━━━ SOURCE MATERIAL ━━━

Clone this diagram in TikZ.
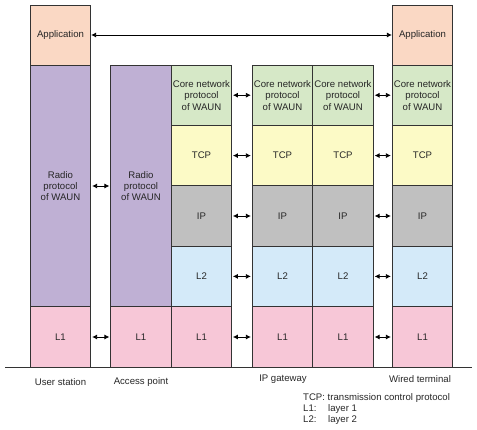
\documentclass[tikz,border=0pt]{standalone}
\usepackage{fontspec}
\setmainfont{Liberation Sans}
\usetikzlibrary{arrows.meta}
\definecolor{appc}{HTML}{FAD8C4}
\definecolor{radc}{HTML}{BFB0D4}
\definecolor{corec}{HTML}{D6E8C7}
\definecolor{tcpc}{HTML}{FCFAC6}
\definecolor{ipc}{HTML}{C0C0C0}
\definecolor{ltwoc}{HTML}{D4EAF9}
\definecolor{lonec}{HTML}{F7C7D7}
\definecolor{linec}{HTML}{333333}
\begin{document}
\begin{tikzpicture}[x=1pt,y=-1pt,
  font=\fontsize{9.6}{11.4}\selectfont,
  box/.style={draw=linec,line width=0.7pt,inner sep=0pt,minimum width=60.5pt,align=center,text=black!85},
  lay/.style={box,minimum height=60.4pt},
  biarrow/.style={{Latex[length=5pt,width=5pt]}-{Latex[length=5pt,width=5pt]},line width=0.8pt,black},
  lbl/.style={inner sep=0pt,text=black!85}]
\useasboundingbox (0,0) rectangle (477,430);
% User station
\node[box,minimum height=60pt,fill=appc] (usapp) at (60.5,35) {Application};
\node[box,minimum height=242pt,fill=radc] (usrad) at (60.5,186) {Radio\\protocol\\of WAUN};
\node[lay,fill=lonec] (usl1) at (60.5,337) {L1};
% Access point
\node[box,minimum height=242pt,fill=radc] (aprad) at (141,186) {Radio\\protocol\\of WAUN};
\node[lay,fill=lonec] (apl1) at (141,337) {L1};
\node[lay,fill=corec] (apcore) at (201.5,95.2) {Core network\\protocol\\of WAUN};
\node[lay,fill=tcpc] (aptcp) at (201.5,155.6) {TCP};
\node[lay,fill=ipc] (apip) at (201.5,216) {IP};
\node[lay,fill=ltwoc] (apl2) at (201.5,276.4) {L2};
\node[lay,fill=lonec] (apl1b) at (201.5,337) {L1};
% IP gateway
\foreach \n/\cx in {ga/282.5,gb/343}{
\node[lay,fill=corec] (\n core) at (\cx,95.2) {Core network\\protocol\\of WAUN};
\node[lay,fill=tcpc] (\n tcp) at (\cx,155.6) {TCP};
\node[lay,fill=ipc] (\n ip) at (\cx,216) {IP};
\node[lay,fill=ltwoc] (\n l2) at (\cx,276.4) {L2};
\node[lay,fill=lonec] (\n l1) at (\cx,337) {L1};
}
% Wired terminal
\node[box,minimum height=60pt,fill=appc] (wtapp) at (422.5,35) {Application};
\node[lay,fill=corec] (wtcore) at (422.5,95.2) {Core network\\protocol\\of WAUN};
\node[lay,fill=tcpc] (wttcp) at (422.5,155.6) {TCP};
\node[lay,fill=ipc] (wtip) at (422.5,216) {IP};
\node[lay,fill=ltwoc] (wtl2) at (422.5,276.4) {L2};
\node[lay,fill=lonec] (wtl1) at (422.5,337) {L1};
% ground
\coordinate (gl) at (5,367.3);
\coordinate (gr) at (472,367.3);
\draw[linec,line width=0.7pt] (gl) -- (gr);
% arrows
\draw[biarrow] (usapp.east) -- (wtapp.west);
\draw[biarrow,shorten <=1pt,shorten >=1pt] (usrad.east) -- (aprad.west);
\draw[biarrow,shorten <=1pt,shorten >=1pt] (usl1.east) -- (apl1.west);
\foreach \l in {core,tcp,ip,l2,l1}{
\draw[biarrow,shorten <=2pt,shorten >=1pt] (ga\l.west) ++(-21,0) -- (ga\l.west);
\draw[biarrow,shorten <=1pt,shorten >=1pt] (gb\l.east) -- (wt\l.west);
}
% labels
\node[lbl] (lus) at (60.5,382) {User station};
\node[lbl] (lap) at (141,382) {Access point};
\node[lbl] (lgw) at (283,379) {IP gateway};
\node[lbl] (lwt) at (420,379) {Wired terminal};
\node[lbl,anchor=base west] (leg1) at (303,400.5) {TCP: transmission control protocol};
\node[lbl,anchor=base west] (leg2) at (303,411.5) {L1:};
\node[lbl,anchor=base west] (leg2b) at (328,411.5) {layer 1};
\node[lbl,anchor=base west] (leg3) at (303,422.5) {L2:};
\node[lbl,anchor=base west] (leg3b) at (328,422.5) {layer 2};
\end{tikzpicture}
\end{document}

━━━

TASK STATEMENT ▸ Print the whole listing above once more, word for word, without its pictures.

SOLVED EXERCISE ▸
Clone this diagram in TikZ.
\documentclass[tikz,border=0pt]{standalone}
\usepackage{fontspec}
\setmainfont{Liberation Sans}
\usetikzlibrary{arrows.meta}
\definecolor{appc}{HTML}{FAD8C4}
\definecolor{radc}{HTML}{BFB0D4}
\definecolor{corec}{HTML}{D6E8C7}
\definecolor{tcpc}{HTML}{FCFAC6}
\definecolor{ipc}{HTML}{C0C0C0}
\definecolor{ltwoc}{HTML}{D4EAF9}
\definecolor{lonec}{HTML}{F7C7D7}
\definecolor{linec}{HTML}{333333}
\begin{document}
\begin{tikzpicture}[x=1pt,y=-1pt,
  font=\fontsize{9.6}{11.4}\selectfont,
  box/.style={draw=linec,line width=0.7pt,inner sep=0pt,minimum width=60.5pt,align=center,text=black!85},
  lay/.style={box,minimum height=60.4pt},
  biarrow/.style={{Latex[length=5pt,width=5pt]}-{Latex[length=5pt,width=5pt]},line width=0.8pt,black},
  lbl/.style={inner sep=0pt,text=black!85}]
\useasboundingbox (0,0) rectangle (477,430);
% User station
\node[box,minimum height=60pt,fill=appc] (usapp) at (60.5,35) {Application};
\node[box,minimum height=242pt,fill=radc] (usrad) at (60.5,186) {Radio\\protocol\\of WAUN};
\node[lay,fill=lonec] (usl1) at (60.5,337) {L1};
% Access point
\node[box,minimum height=242pt,fill=radc] (aprad) at (141,186) {Radio\\protocol\\of WAUN};
\node[lay,fill=lonec] (apl1) at (141,337) {L1};
\node[lay,fill=corec] (apcore) at (201.5,95.2) {Core network\\protocol\\of WAUN};
\node[lay,fill=tcpc] (aptcp) at (201.5,155.6) {TCP};
\node[lay,fill=ipc] (apip) at (201.5,216) {IP};
\node[lay,fill=ltwoc] (apl2) at (201.5,276.4) {L2};
\node[lay,fill=lonec] (apl1b) at (201.5,337) {L1};
% IP gateway
\foreach \n/\cx in {ga/282.5,gb/343}{
\node[lay,fill=corec] (\n core) at (\cx,95.2) {Core network\\protocol\\of WAUN};
\node[lay,fill=tcpc] (\n tcp) at (\cx,155.6) {TCP};
\node[lay,fill=ipc] (\n ip) at (\cx,216) {IP};
\node[lay,fill=ltwoc] (\n l2) at (\cx,276.4) {L2};
\node[lay,fill=lonec] (\n l1) at (\cx,337) {L1};
}
% Wired terminal
\node[box,minimum height=60pt,fill=appc] (wtapp) at (422.5,35) {Application};
\node[lay,fill=corec] (wtcore) at (422.5,95.2) {Core network\\protocol\\of WAUN};
\node[lay,fill=tcpc] (wttcp) at (422.5,155.6) {TCP};
\node[lay,fill=ipc] (wtip) at (422.5,216) {IP};
\node[lay,fill=ltwoc] (wtl2) at (422.5,276.4) {L2};
\node[lay,fill=lonec] (wtl1) at (422.5,337) {L1};
% ground
\coordinate (gl) at (5,367.3);
\coordinate (gr) at (472,367.3);
\draw[linec,line width=0.7pt] (gl) -- (gr);
% arrows
\draw[biarrow] (usapp.east) -- (wtapp.west);
\draw[biarrow,shorten <=1pt,shorten >=1pt] (usrad.east) -- (aprad.west);
\draw[biarrow,shorten <=1pt,shorten >=1pt] (usl1.east) -- (apl1.west);
\foreach \l in {core,tcp,ip,l2,l1}{
\draw[biarrow,shorten <=2pt,shorten >=1pt] (ga\l.west) ++(-21,0) -- (ga\l.west);
\draw[biarrow,shorten <=1pt,shorten >=1pt] (gb\l.east) -- (wt\l.west);
}
% labels
\node[lbl] (lus) at (60.5,382) {User station};
\node[lbl] (lap) at (141,382) {Access point};
\node[lbl] (lgw) at (283,379) {IP gateway};
\node[lbl] (lwt) at (420,379) {Wired terminal};
\node[lbl,anchor=base west] (leg1) at (303,400.5) {TCP: transmission control protocol};
\node[lbl,anchor=base west] (leg2) at (303,411.5) {L1:};
\node[lbl,anchor=base west] (leg2b) at (328,411.5) {layer 1};
\node[lbl,anchor=base west] (leg3) at (303,422.5) {L2:};
\node[lbl,anchor=base west] (leg3b) at (328,422.5) {layer 2};
\end{tikzpicture}
\end{document}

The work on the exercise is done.